## The request
Output exactly the lines that run from the line containing "Reproduce this chart with Chart.js." through the line containing "1.03, 1.10, 1.34];", with both ends included.

## Data section
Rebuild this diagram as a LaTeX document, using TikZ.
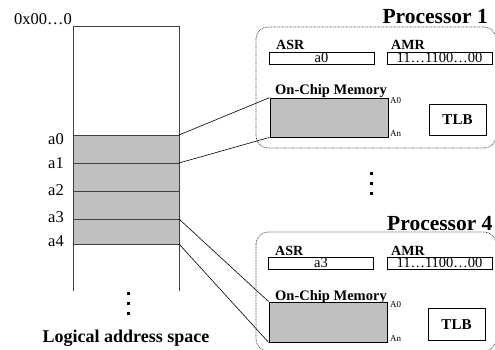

==

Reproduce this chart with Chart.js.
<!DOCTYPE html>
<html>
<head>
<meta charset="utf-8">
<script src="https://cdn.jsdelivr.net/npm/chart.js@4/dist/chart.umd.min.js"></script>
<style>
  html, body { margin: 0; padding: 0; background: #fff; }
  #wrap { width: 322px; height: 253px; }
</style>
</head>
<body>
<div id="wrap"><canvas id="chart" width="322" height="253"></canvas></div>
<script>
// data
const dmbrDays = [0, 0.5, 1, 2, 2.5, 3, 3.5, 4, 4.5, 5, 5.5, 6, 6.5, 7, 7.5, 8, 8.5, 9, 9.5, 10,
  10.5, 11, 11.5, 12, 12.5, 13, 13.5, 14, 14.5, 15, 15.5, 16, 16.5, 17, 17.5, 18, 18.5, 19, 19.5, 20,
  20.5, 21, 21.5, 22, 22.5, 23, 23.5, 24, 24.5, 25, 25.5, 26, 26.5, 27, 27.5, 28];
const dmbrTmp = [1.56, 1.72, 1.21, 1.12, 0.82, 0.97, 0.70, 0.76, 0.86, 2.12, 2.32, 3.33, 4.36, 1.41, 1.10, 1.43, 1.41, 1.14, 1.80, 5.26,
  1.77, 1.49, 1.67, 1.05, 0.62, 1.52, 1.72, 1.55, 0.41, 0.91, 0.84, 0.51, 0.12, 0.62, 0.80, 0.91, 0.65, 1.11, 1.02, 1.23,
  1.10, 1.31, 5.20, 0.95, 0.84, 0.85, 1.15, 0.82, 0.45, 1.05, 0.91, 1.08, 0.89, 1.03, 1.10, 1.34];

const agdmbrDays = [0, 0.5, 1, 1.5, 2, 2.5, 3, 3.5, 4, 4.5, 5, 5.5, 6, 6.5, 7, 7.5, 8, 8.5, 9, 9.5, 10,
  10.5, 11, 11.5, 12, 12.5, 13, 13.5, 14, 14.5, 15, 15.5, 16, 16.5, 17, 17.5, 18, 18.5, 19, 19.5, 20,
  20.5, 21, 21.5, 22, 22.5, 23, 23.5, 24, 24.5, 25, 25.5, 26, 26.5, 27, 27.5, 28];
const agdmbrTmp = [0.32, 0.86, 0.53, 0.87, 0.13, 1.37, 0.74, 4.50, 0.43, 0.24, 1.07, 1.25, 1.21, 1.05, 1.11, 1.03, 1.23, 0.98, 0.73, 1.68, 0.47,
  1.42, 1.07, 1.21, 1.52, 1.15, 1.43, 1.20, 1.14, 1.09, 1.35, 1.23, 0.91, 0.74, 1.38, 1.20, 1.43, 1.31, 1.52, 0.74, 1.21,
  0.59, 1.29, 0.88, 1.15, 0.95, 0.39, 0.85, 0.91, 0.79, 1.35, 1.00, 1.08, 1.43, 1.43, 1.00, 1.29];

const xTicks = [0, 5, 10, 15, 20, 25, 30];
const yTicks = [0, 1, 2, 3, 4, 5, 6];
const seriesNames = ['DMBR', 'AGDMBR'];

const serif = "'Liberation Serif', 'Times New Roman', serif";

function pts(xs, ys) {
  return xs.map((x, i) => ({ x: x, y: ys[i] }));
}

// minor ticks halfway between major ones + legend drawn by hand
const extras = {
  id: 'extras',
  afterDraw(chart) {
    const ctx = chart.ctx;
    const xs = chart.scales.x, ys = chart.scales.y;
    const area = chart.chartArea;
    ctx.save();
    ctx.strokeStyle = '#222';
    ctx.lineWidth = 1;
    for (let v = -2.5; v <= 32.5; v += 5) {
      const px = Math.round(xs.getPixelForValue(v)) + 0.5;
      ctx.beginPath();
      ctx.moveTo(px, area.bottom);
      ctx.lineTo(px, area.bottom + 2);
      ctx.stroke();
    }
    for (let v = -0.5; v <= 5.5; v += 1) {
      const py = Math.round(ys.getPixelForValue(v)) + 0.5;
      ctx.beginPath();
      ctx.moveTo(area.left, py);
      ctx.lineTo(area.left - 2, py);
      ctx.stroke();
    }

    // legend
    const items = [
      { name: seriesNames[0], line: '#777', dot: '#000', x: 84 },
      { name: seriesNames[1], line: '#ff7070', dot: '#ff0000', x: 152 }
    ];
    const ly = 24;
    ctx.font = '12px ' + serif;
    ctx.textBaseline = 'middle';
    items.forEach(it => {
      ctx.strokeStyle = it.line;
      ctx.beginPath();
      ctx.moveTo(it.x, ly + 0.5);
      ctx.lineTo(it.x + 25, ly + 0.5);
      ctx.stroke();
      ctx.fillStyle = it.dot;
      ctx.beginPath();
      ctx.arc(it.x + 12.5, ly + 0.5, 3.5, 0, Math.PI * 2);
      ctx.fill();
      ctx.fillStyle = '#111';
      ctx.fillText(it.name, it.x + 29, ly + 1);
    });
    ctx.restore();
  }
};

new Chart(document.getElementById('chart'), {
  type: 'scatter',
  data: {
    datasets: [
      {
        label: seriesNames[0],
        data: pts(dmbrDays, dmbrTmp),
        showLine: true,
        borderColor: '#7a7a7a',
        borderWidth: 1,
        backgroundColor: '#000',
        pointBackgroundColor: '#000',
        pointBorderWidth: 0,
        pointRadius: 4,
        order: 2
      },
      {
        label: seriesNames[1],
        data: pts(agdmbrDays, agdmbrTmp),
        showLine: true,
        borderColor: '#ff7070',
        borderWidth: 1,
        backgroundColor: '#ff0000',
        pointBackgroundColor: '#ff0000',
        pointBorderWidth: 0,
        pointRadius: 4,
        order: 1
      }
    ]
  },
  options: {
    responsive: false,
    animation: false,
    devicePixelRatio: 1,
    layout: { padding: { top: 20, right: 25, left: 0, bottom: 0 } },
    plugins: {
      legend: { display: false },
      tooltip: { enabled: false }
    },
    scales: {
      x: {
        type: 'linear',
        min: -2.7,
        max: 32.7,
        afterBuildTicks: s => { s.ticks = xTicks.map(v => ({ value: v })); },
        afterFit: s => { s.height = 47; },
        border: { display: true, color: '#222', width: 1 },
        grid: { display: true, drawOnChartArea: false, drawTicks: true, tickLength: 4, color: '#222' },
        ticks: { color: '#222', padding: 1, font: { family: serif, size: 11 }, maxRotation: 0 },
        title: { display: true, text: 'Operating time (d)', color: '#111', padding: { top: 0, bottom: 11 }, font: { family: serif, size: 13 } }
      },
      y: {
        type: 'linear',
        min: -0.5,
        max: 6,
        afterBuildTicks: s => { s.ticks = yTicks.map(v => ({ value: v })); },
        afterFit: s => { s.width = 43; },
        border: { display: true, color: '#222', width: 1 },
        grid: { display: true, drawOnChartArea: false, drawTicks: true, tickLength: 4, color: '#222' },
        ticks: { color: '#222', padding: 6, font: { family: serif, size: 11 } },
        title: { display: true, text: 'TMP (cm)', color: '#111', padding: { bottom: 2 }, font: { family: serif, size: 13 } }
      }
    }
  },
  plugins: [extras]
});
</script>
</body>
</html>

## Solution to the exercise
Reproduce this chart with Chart.js.
<!DOCTYPE html>
<html>
<head>
<meta charset="utf-8">
<script src="https://cdn.jsdelivr.net/npm/chart.js@4/dist/chart.umd.min.js"></script>
<style>
  html, body { margin: 0; padding: 0; background: #fff; }
  #wrap { width: 322px; height: 253px; }
</style>
</head>
<body>
<div id="wrap"><canvas id="chart" width="322" height="253"></canvas></div>
<script>
// data
const dmbrDays = [0, 0.5, 1, 2, 2.5, 3, 3.5, 4, 4.5, 5, 5.5, 6, 6.5, 7, 7.5, 8, 8.5, 9, 9.5, 10,
  10.5, 11, 11.5, 12, 12.5, 13, 13.5, 14, 14.5, 15, 15.5, 16, 16.5, 17, 17.5, 18, 18.5, 19, 19.5, 20,
  20.5, 21, 21.5, 22, 22.5, 23, 23.5, 24, 24.5, 25, 25.5, 26, 26.5, 27, 27.5, 28];
const dmbrTmp = [1.56, 1.72, 1.21, 1.12, 0.82, 0.97, 0.70, 0.76, 0.86, 2.12, 2.32, 3.33, 4.36, 1.41, 1.10, 1.43, 1.41, 1.14, 1.80, 5.26,
  1.77, 1.49, 1.67, 1.05, 0.62, 1.52, 1.72, 1.55, 0.41, 0.91, 0.84, 0.51, 0.12, 0.62, 0.80, 0.91, 0.65, 1.11, 1.02, 1.23,
  1.10, 1.31, 5.20, 0.95, 0.84, 0.85, 1.15, 0.82, 0.45, 1.05, 0.91, 1.08, 0.89, 1.03, 1.10, 1.34];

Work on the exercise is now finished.